What was more baffling to me is how many of these crusty old men actually thought that some people in their audience would/could believe the Haunted Key is genuine PROOF of spirit contact, and my video could make their audiences hip to their con.

I’ll admit that I do feel like I get stronger reactions than the effect should normally get, but I also know I have a better handling of the effect than 99% of other magicians.

Especially with the drawing changing, it’s two things that add up something greater than the sum of its parts. And it’s been a worker for me, I’ve even done it over radio, and it sold over $2K worth of tickets from that single appearance (details in my Penguin Lecture).

But I’m STILL not going to be like these PEA weirdos who think that my audiences see it as anything OTHER than a spooky visual, as you said. I see it as a pendulum. Yes, it’s AMAZING when it moves in other people’s hands, but everyone has a feeling of what’s happening.

So yeah, it just went to show me how much I did NOT want to be in PEA…

—Joe

I do think that’s a better version of the Haunted Key. Having them hold the hand is a nice touch. I don’t think it eliminates the obvious solution, but it gives them a little more to consider at least. And Joe does a better job than most of making it look like the key is moving against gravity.

I’m not surprised the Haunted Key works well over the radio. In fact, the less you actually see the effect, the more impressive it sounds. Hearing, “The key moved in his hand without him touching it!” is much more impressive in the imagination than in reality. Just like hearing, “There’s a woman with really large breasts in the radio studio,” might conjure up images of this

Rather than this…

Now, I suppose if the P.E.A. has a rule of “no exposure,” that you can’t complain if they get upset with a youtube video that teaches a trick.
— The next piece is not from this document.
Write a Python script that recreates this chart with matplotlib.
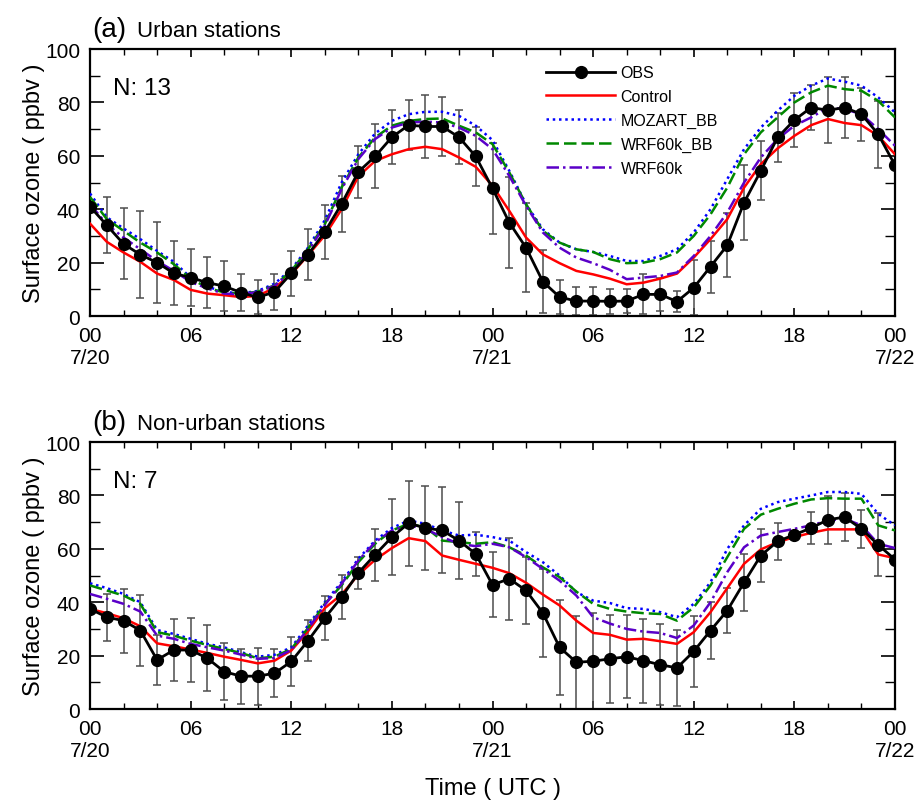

No matter how non-secret the secrets may be.

But actually, Joe’s letter reminded me of a successful prediction I’ve made and I’d like to use this post as my application for the Psychic Entertainers Association.

Remember when people used to be worried about the youtube channel Scam School? A guy teaching simple magic tricks over the course of 15-20 minutes. First he would show a live performance in front of real people and then he would break it down and teach it. Exposure!

Oooh, don’t we all just long for the days of that type of exposure? Sure, you can debate that some secrets might have been “too good” or “too advanced” or “too not-public-domain (which is valid)” to share with the masses. But at least there was some effort and thought put into teaching the content. And someone watching would have to invest some time to absorb the secret. Brian Brushwood wasn’t literally just showing a trick and then showing the workings, as you often have people doing today.

And that is where my application for the PEA comes in. Over five years ago, I wrote that soon a day would come when using the idea of using magic to create a sense of wonder and mystery would be gone: “Or at the very most it will be this very brief moment that happens before the secret is immediately revealed.  Magic tricks will be almost like the set-ups to jokes. And learning the secret will be the punchline.”

At the time I wrote that, I received a bit of feedback saying that was nonsense. Saying that people got into magic to make it look like they could do something others could not. And that by immediately exposing the trick, they would be undercutting that notion.

But here we are, just a few years later, and there are numerous magicians on tik-tok and instagram and in other places who literally just perform a trick and then show the workings.

Thus, I have made a genuine psychic prediction and should be made a member in good standing of the Psychic Entertainers Association.(And my dues should be waived.)